Which lines hold the string "that"? Copy every one of them.

(Entries with chart source code)

┌──

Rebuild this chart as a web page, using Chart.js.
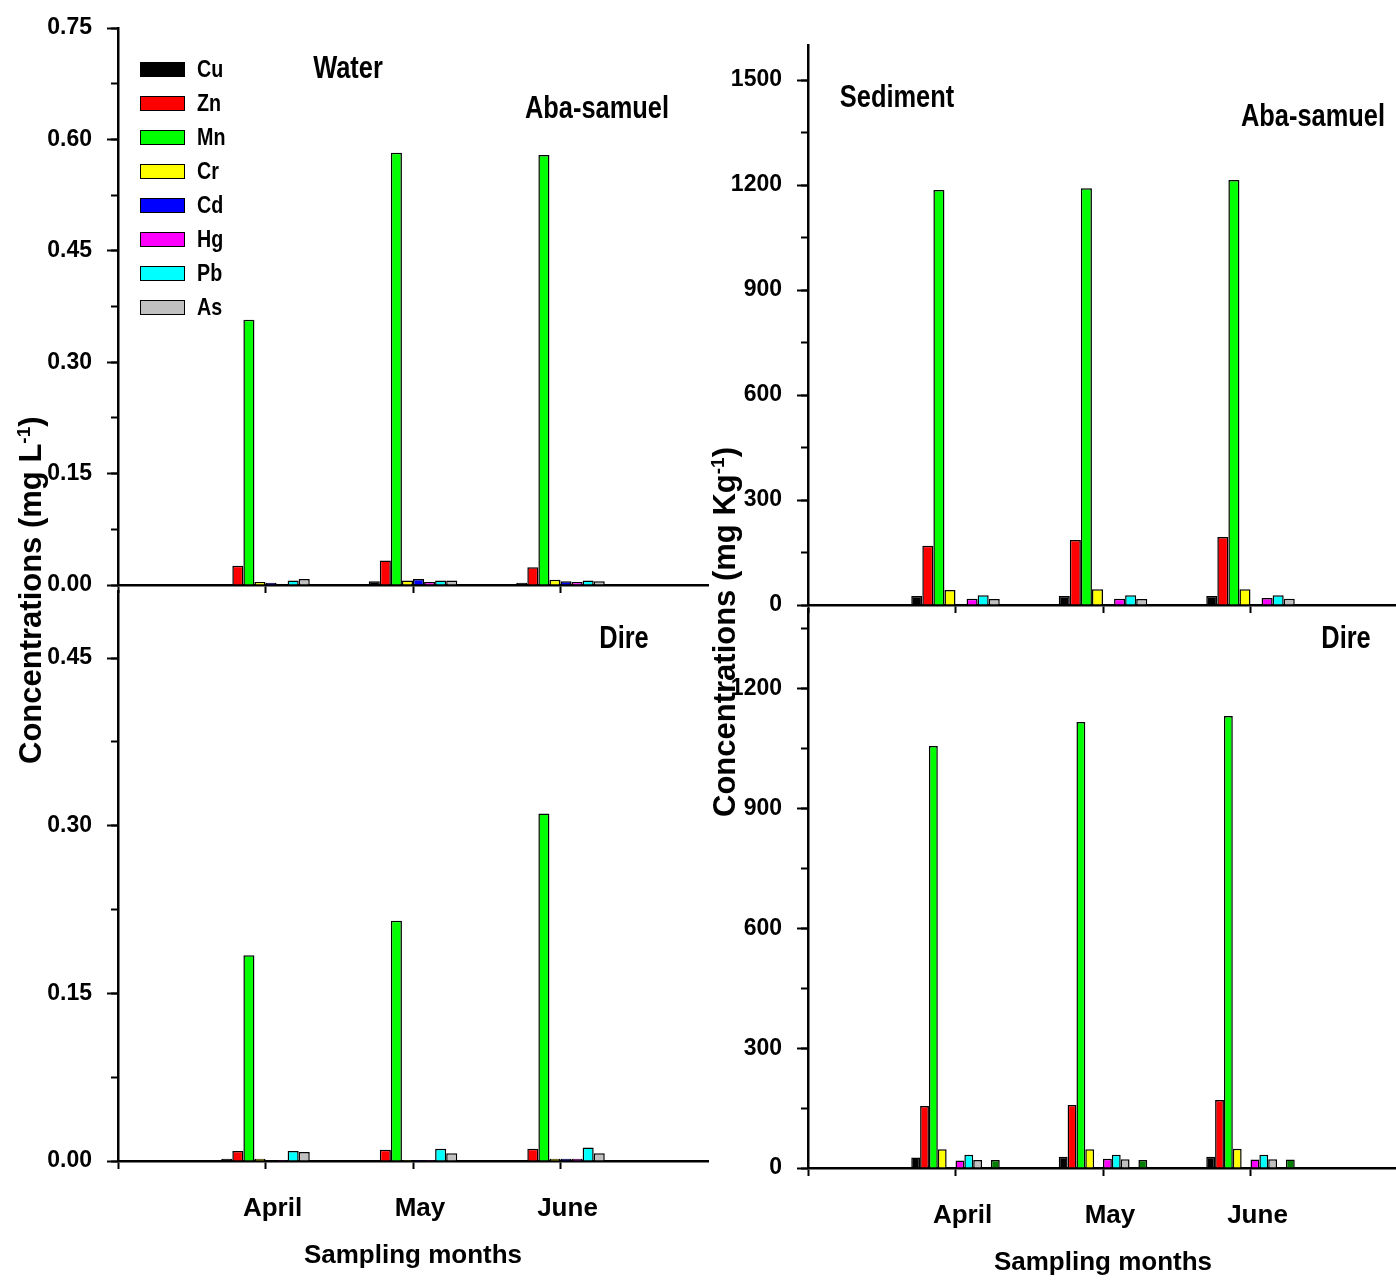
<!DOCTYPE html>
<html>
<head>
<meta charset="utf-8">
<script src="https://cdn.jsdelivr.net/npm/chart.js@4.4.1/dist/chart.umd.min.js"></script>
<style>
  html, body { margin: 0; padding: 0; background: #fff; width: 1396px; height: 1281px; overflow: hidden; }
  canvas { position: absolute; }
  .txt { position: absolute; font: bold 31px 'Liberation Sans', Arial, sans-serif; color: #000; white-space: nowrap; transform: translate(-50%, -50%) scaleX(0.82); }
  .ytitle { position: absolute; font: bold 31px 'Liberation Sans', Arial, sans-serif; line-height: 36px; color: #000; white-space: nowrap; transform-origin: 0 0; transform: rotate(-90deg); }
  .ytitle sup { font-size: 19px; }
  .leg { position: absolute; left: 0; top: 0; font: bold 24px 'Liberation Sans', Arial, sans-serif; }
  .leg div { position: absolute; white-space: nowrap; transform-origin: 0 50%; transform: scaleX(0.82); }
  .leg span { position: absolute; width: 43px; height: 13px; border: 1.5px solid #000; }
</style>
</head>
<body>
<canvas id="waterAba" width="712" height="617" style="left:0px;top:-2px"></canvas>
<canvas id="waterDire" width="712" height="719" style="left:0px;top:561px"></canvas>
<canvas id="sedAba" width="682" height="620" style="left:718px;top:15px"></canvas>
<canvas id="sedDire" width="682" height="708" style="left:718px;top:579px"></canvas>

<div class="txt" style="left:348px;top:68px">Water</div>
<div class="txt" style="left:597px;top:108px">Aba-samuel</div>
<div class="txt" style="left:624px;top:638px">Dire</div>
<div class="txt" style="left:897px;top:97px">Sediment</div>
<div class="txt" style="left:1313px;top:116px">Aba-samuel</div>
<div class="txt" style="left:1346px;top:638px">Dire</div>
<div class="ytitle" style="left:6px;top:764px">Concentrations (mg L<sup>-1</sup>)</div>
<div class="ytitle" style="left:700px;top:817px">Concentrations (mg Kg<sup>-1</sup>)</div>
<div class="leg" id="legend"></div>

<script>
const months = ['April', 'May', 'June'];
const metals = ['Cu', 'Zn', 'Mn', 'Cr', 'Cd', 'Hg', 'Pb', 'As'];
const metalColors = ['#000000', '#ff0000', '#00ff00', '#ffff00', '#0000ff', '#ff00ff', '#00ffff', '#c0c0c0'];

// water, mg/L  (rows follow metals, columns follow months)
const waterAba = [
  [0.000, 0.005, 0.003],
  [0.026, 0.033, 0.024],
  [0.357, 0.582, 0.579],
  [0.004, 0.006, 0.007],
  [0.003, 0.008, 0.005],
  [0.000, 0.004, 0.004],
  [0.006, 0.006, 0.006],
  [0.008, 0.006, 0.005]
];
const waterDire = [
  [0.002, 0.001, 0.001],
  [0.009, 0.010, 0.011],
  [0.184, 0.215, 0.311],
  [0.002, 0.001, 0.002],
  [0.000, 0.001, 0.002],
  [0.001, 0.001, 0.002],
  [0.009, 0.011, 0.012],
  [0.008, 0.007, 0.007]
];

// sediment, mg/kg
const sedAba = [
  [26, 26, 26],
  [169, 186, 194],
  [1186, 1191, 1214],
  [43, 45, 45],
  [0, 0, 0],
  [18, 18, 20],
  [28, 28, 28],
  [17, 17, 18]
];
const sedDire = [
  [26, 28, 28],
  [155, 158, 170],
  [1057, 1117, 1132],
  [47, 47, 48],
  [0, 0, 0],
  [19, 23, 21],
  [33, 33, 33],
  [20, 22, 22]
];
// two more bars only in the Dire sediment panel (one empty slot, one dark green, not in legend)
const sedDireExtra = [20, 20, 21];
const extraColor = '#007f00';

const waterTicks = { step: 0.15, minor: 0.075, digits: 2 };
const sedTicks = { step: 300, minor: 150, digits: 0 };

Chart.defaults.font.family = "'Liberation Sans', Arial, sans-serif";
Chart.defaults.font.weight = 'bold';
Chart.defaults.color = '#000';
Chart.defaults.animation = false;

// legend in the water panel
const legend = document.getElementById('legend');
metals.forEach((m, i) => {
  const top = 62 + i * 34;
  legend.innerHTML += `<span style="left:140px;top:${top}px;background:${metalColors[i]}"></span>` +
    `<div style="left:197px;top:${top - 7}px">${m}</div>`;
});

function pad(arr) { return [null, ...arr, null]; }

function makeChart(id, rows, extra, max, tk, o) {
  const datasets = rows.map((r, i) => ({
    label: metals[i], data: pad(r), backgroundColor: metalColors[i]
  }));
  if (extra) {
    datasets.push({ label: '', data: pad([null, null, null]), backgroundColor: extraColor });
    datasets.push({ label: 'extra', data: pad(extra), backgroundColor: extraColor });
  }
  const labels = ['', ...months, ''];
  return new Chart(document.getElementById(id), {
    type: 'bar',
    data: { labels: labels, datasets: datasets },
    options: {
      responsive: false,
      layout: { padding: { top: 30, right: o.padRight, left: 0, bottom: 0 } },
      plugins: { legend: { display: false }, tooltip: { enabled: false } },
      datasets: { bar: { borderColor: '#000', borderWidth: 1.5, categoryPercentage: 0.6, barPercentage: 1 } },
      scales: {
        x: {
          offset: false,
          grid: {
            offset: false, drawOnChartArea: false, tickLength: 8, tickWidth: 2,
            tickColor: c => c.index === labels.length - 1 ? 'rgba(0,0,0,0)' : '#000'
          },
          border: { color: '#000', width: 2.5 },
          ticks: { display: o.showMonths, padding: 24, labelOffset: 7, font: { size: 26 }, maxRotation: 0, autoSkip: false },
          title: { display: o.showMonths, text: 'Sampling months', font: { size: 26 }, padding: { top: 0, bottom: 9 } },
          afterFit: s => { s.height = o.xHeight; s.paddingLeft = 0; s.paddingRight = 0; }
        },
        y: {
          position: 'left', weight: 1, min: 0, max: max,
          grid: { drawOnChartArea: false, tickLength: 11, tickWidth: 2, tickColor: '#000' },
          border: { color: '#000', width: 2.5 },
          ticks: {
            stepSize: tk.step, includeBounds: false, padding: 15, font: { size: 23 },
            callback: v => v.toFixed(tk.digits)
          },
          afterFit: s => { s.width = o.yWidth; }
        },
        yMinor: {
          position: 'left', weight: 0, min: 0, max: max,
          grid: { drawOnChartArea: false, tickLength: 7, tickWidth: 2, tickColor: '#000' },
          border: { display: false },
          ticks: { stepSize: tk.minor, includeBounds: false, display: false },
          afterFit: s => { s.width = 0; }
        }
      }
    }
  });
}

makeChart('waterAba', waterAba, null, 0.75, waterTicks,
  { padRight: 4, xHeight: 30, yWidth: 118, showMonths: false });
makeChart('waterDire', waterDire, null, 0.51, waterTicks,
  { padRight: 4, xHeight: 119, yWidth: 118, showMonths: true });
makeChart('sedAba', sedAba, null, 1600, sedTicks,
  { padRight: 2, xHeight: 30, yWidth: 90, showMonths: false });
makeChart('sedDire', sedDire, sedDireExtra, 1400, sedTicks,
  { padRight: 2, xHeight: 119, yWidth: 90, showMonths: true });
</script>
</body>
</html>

└──
┌──

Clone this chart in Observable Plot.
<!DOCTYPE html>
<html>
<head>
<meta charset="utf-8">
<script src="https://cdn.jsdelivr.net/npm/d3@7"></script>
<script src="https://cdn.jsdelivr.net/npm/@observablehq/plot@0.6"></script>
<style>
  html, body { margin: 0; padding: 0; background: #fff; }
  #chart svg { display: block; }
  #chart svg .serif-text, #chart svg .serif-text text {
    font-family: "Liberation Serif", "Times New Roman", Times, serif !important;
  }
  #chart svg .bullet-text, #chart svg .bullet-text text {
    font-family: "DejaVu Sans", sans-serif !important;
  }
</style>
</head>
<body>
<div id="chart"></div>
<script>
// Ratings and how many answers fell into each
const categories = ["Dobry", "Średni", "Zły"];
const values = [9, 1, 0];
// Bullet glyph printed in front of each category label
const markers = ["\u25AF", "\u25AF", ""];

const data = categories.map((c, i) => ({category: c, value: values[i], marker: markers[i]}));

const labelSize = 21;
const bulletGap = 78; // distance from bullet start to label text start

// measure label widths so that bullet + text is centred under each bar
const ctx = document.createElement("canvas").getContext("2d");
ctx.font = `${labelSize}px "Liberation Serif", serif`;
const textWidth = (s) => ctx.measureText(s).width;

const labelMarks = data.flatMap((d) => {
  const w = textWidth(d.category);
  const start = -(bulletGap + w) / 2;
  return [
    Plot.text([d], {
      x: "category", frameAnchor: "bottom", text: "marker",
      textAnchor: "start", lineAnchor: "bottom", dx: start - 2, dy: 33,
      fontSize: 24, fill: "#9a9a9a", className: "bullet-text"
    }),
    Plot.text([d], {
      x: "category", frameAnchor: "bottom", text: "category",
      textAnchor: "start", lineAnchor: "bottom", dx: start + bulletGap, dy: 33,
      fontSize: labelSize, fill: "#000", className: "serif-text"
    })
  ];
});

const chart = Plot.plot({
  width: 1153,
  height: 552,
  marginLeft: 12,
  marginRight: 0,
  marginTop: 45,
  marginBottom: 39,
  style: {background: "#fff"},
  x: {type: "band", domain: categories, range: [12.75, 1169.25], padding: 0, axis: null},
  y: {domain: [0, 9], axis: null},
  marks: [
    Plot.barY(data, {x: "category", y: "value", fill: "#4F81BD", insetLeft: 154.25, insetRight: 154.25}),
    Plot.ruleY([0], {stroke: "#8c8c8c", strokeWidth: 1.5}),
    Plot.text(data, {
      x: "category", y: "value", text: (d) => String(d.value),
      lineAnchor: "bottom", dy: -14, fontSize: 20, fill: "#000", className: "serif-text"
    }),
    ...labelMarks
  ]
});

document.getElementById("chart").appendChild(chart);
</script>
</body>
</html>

└──
┌──

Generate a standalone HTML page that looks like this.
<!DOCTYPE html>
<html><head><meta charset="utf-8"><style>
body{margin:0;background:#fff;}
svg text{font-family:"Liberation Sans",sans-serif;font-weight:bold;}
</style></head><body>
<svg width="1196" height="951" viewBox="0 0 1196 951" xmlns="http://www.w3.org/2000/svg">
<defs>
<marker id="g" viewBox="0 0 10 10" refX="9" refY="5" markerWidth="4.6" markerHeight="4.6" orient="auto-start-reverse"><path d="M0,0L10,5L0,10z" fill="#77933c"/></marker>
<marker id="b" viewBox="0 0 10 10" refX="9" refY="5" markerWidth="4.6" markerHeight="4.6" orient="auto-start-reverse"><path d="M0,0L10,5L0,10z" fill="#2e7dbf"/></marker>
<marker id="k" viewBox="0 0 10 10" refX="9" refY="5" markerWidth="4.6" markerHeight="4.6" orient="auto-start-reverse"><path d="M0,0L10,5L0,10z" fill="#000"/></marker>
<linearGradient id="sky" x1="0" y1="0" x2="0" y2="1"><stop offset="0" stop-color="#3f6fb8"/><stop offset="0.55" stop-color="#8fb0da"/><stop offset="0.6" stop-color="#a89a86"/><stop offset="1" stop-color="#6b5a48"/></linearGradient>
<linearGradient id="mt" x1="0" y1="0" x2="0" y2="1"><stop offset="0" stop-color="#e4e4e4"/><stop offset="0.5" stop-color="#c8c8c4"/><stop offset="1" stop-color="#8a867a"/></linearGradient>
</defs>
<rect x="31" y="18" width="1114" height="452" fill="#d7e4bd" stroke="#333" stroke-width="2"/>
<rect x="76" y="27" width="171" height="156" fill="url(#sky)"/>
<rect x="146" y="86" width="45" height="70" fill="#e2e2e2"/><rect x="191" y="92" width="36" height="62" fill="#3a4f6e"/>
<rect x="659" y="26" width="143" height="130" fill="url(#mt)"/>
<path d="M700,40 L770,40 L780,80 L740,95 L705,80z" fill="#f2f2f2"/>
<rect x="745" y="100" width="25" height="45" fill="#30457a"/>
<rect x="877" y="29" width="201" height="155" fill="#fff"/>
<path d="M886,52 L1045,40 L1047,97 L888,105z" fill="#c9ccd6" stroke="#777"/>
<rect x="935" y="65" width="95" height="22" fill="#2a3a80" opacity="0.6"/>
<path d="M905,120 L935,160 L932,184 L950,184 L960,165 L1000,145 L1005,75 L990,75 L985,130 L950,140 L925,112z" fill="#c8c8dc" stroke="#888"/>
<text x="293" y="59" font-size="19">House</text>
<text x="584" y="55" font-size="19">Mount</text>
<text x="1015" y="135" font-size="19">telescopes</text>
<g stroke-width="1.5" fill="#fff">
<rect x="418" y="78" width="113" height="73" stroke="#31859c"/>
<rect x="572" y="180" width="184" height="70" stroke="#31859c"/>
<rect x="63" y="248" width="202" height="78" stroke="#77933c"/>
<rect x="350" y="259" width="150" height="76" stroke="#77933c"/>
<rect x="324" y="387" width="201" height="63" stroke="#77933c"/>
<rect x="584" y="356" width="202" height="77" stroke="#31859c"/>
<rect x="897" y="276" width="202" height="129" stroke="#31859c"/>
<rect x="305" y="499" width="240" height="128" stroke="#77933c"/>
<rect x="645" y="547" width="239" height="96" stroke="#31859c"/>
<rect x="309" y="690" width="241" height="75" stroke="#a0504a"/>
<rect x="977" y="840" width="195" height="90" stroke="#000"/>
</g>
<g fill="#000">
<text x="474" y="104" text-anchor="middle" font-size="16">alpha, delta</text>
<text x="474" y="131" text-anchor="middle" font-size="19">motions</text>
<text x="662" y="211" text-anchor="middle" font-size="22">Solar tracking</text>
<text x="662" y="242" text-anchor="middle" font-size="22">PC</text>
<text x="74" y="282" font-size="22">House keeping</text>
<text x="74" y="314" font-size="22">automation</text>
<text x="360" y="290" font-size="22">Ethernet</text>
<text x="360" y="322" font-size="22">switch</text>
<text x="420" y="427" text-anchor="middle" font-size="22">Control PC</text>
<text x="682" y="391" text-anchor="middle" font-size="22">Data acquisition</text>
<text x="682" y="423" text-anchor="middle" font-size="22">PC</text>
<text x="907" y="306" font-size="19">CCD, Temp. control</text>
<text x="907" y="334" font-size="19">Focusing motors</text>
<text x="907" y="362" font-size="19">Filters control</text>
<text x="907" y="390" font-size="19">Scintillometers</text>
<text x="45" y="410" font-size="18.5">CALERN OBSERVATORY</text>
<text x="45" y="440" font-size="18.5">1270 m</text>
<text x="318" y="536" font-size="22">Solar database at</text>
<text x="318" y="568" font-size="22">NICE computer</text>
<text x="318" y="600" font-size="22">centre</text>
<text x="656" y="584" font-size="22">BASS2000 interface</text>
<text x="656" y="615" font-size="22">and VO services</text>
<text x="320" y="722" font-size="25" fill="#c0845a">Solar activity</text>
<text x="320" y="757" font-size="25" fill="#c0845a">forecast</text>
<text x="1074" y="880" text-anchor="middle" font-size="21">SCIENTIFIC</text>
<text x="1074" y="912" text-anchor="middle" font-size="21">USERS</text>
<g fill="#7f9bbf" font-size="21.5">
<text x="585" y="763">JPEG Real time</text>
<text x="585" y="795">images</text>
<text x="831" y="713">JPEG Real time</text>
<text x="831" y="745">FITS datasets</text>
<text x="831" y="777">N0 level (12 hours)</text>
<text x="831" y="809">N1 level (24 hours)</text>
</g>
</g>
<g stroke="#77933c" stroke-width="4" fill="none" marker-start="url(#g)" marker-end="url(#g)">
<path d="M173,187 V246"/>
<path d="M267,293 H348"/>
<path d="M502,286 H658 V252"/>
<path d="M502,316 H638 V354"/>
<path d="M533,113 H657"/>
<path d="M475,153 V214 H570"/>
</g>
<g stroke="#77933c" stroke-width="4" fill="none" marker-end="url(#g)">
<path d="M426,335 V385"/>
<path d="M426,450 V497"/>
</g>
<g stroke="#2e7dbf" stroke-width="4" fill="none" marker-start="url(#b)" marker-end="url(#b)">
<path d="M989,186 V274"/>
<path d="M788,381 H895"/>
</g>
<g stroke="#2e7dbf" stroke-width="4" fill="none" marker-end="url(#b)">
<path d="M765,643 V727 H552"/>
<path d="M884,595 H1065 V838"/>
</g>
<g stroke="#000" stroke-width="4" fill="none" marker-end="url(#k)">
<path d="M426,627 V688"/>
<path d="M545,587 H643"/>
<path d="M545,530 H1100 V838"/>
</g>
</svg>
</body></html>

└──

Worked answer:
// measure label widths so that bullet + text is centred under each bar
Generate a standalone HTML page that looks like this.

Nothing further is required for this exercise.